On March 24, the State Board of Education heard about proposed changes to the Empowerment Scholarship Account (ESA) parent handbook. The changes included spending caps on items such as physical education equipment and musical instruments as well as listing items that would not be eligible for reimbursement. The board is scheduled to take action on the handbook at its June meeting.

While the Arizona Center for Economic Progress applauds attempts to make sure that ESA expenditures are reasonable and in keeping with state law, it’s important to note that none of the changes proposed would directly result in savings to the state. That’s because ESA students receive an annual award that is available to them until they withdraw from the program.

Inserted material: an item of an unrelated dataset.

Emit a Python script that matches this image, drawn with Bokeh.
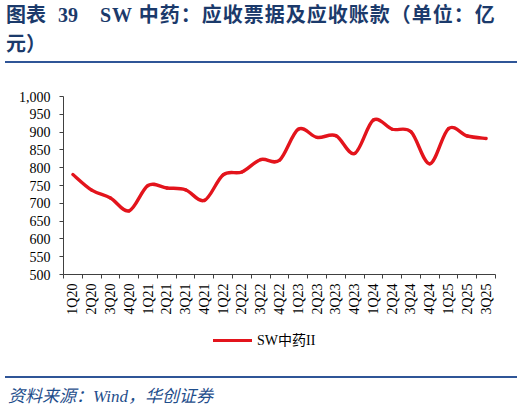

Each quarter, after an ESA agreement is signed, state dollars are moved into the student’s “digital wallet”, and it is from this “wallet” that expenses are paid. Funds do not have to be spent within the contract year – remaining funds can be carried forward. Even after students exit the ESA program when they graduate from high school or earn a GED, they are given three years to use any remaining ESA funds to pay for postsecondary education.

Information available from the Department of Education shows that ESA expenses for the last calendar year were $153 million less than awards. Unused funds remain in the individual students’ accounts unless terminated by the Department of Education or until three years after closure for non-renewal of their contract, during which time the funds may be used to pay for postsecondary education as allowed by state law. While work is happening to increase accountability, work should also be happening to ensure that there is a public accounting of K-12 funds that are being diverted to higher education, and a breakdown of the incomes of households who are utilizing the funds in this way.